1. Every new year starts the same: Hung-over.
2. I went to a party last night with pretty people. The problem with 8 by 10′s (A.K.A. the pretty people) is that they don’t have much to say. They kinda just shoot you pretty looks. I always imagine them doing Crest commercials. In fact, some of them had stared in Crest ads (I loved your work as the gingivitis free incisor). My friend told me C-list celebs may attend, but I didn’t realize it meant (C)ommercial level talent. Also, all the pretty people usually have one male artsy friend. He’s kinda deep and likes photography or painting. Usually this means he draws the art for the “Say Anything” section of YM. Whatever, I read it and enjoy his work.

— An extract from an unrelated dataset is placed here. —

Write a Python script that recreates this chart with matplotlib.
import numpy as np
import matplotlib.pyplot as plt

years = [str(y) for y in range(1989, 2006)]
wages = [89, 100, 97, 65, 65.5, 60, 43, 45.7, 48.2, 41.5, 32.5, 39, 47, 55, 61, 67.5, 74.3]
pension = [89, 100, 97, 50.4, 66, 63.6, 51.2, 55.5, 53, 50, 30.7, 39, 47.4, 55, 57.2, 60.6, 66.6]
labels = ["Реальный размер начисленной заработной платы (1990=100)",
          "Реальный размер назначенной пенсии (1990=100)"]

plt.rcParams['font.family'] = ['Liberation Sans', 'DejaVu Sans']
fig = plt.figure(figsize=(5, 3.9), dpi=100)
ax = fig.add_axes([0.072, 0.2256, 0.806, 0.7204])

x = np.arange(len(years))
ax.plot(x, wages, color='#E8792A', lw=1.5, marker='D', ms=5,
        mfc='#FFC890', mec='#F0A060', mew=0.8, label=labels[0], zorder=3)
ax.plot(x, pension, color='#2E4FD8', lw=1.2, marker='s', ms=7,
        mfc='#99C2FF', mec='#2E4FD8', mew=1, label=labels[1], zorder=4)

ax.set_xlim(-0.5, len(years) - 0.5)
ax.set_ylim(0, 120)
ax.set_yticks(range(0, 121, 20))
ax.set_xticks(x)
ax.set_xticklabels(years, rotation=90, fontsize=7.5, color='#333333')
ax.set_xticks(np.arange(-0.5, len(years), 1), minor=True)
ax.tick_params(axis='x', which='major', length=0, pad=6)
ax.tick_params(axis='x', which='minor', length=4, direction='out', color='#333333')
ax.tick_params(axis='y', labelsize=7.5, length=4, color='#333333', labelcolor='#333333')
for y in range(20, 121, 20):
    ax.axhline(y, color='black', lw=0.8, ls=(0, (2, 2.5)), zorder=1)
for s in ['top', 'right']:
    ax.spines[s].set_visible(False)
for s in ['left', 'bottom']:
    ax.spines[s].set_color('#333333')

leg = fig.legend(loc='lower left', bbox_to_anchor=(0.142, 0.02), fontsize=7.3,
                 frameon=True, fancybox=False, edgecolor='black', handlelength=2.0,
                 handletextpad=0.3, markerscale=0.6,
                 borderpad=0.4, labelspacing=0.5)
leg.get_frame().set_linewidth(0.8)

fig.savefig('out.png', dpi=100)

3. I feel like every time I finish a book…I’m left with a square piece of trash.
4. Back to the pretty people party. It had Mistletoe. Okay, I’m Jewish. Not that familiar with the “Mistletoe.” It’s the religious version of spin the bottle. Only the bottle stays still and the people spin around it. Jews also have a religious tool for hooking up — it’s called VODKA.
5. Chanukah – It’s like we can’t figure out the best way to beat Christmas. Every year we switch the date, like, we’re still testing it out on different weeks. It’s kinda like a lost TV show that can’t find
a good lead in. We’ve tried right after Thanksgiving. No Good. This year it had the nine o clock slot by being, I think, on the 13th. I heard next year we’re taking after “Friends” and super sizing
Chanukah. Yep, twelve days of Chanukah. Take that Kwanza the UPN of holidays.
6. I don’t trust Honey Nut Cheerios. I won’t eat any cereal that a bee has nutted honey all over.
7. Red bull gives you wings…and a headache the next day.
8. Over time, beauty marks become less beautiful.
9. Some say if they could go back in time and do it all again they would. I think I wouldn’t. I’d hate to be eight years old and realize it’ll be about seven years until I can get a blowjob. That’s a lot of
time to go without any action.
10. Synonyms
“We got engaged” is synonymous with “we ran out of things to talk about”.
“I’m going to grad school” is synonymous with “I reached into the
game of life and pulled out a roll again card”.
“We have to talk” is synonymous with “you’re about to be in a bad mood”.
“You had to be there” is synonymous with “Sorry that story sucked”.
11. Last week my roommate came home wasted and brushed his teeth with Icy Hot. It doesn’t keep me awake at night, but I felt it was worth mentioning.
12. IM is great. It’s like saying – I want to hear what you have to say, but I want to answer at my own speed.
Susan421: How was New Years
Me: (after ten minutes) BRB (I get bored after another eight minutes
and respond) FUN!!
Susan: I got sooo Wah-sted!!
Me: (tired of convo) LOL
LOL is a pathetic response.
HAHAHA is even worse. The person only has to hit two letters. That IM thought sounded funnier last night…I guess you had to be there.